-- BEGIN --
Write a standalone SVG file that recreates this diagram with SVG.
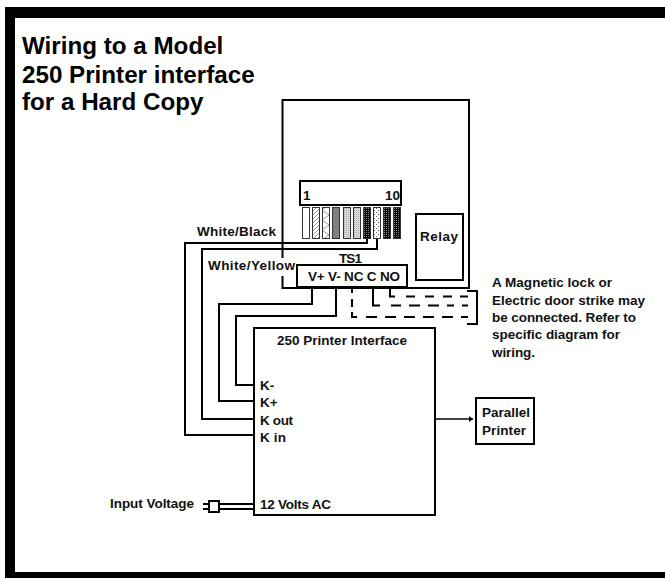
<svg xmlns="http://www.w3.org/2000/svg" width="665" height="578" viewBox="0 0 665 578">
<style>
text{font-family:"Liberation Sans",Arial,sans-serif;font-weight:bold;font-size:13.500px;fill:#111}
.t{font-size:24.200px;fill:#000}
.b{fill:#fff;stroke:#000;stroke-width:2}
.w{fill:none;stroke:#000;stroke-width:2}
.s{stroke:#333;stroke-width:1}
</style>
<defs>
<pattern id="hatch" width="4" height="4" patternUnits="userSpaceOnUse"><rect width="4" height="4" fill="#fff"/><path d="M0 4L4 0" stroke="#999" stroke-width="1"/></pattern>
<pattern id="zig" width="7" height="10" patternUnits="userSpaceOnUse"><rect width="7" height="10" fill="#fff"/><path d="M0 0L7 5L0 10" fill="none" stroke="#999" stroke-width="1"/></pattern>
<pattern id="light" width="2" height="2" patternUnits="userSpaceOnUse"><rect width="2" height="2" fill="#ddd"/><rect width="1" height="1" fill="#aaa"/></pattern>
<pattern id="dark" width="2" height="2" patternUnits="userSpaceOnUse"><rect width="2" height="2" fill="#000"/><rect width="1" height="1" fill="#888"/></pattern>
<pattern id="dots" width="4" height="4" patternUnits="userSpaceOnUse"><rect width="4" height="4" fill="#fff"/><rect width="1" height="1" fill="#666"/><rect x="2" y="2" width="1" height="1" fill="#666"/></pattern>
<marker id="arr" markerWidth="4" markerHeight="6" refX="4" refY="3" orient="auto" markerUnits="userSpaceOnUse"><path d="M0 0L4 3L0 6z" fill="#000"/></marker>
</defs>
<rect width="665" height="578" fill="#fff"/>
<g id="frame">
<rect x="5" y="7" width="660" height="11" fill="#000"/>
<rect x="5" y="7" width="10" height="571" fill="#000"/>
<rect x="5" y="572" width="660" height="6" fill="#000"/>
</g>
<g id="title">
<text class="t" x="22" y="54">Wiring to a Model</text>
<text class="t" x="22" y="83">250 Printer interface</text>
<text class="t" x="22" y="110">for a Hard Copy</text>
</g>
<g id="panel"><path class="w" d="M282.500 258V100H469V288H297M282.500 276V288H297"/></g>
<g id="connectors">
<path class="w" d="M367 238V243H185V435H254"/>
<path class="w" d="M377 238V249H202V419H254"/>
<path class="w" d="M312 287V304H219V401H254"/>
<path class="w" d="M336 287V316H236V385H254"/>
<path class="w" d="M390 287V296.500H395M406 296.500H415M425 296.500H434M443 296.500H452M460 296.500H468"/>
<path class="w" d="M373 287V305.500H380M391 305.500H401M409 305.500H420M428 305.500H439M447 305.500H454M462 305.500H468"/>
<path class="w" d="M352 288V293M352 299V307M352 312V317H357M366 317H377M385 317H396M404 317H415M423 317H434M442 317H453M461 317H468"/>
<path class="w" d="M467 291H477V324H467"/>
<path class="w" marker-end="url(#arr)" d="M436 419H473" style="stroke-width:1.500"/>
<path class="w" d="M219 504H254M219 509H254M203 504H209M203 509H209"/>
</g>
<g id="terminal-strip">
<rect class="s" x="302.500" y="207.500" width="7" height="31" fill="#fff"/>
<rect class="s" x="312.500" y="207.500" width="7" height="31" fill="url(#hatch)"/>
<rect class="s" x="322.500" y="207.500" width="7" height="31" fill="url(#zig)"/>
<rect class="s" x="332.500" y="207.500" width="7" height="31" fill="#808080"/>
<rect class="s" x="343.500" y="207.500" width="7" height="31" fill="url(#light)"/>
<rect class="s" x="353.500" y="207.500" width="7" height="31" fill="url(#light)"/>
<rect class="s" x="363.500" y="207.500" width="7" height="31" fill="url(#dark)"/>
<rect class="s" x="373.500" y="207.500" width="7" height="31" fill="url(#dots)"/>
<rect class="s" x="383.500" y="207.500" width="7" height="31" fill="url(#dark)"/>
<rect class="s" x="393.500" y="207.500" width="7" height="31" fill="url(#dark)"/>
<rect class="b" x="300" y="181" width="101" height="24"/>
<text x="303" y="200">1</text>
<text x="385" y="200">10</text>
</g>
<g id="relay"><rect class="b" x="416" y="214" width="47" height="66"/><text x="420" y="241" textLength="38">Relay</text></g>
<g id="ts1">
<text x="339" y="263" textLength="23">TS1</text>
<rect class="b" x="297" y="265" width="110" height="22"/>
<text x="308" y="281" textLength="92">V+ V- NC C NO</text>
</g>
<g id="interface">
<rect class="b" x="254" y="328" width="181" height="187"/>
<text x="277" y="345" textLength="130">250 Printer Interface</text>
<text x="260" y="390">K-</text>
<text x="260" y="407">K+</text>
<text x="260" y="425" textLength="33">K out</text>
<text x="260" y="442" textLength="26">K in</text>
<text x="260" y="509" textLength="71">12 Volts AC</text>
</g>
<g id="printer">
<rect class="b" x="476" y="398" width="58" height="46"/>
<text x="482" y="417" textLength="48">Parallel</text>
<text x="482" y="435" textLength="44">Printer</text>
</g>
<g id="input">
<text x="110" y="508" textLength="84">Input Voltage</text>
<rect class="b" x="209" y="501" width="10" height="11"/>
</g>
<g id="labels">
<text x="197" y="236" textLength="79">White/Black</text>
<text x="208" y="270" textLength="87">White/Yellow</text>
<text x="492" y="287" textLength="120">A Magnetic lock or</text>
<text x="492" y="305" textLength="153">Electric door strike may</text>
<text x="492" y="322" textLength="144">be connected. Refer to</text>
<text x="492" y="339" textLength="128">specific diagram for</text>
<text x="492" y="357" textLength="43">wiring.</text>
</g>
</svg>
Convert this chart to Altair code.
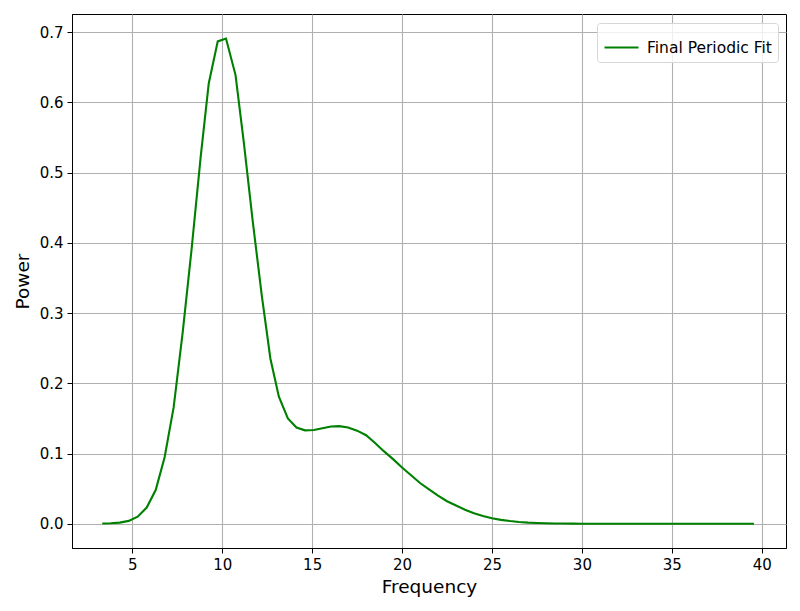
-- END --
TASK OBJECTIVE: Collect each line of the entries that has the word "diagram", copying it in full.

OUTPUT BELOW:
Write a standalone SVG file that recreates this diagram with SVG.
<text x="492" y="339" textLength="128">specific diagram for</text>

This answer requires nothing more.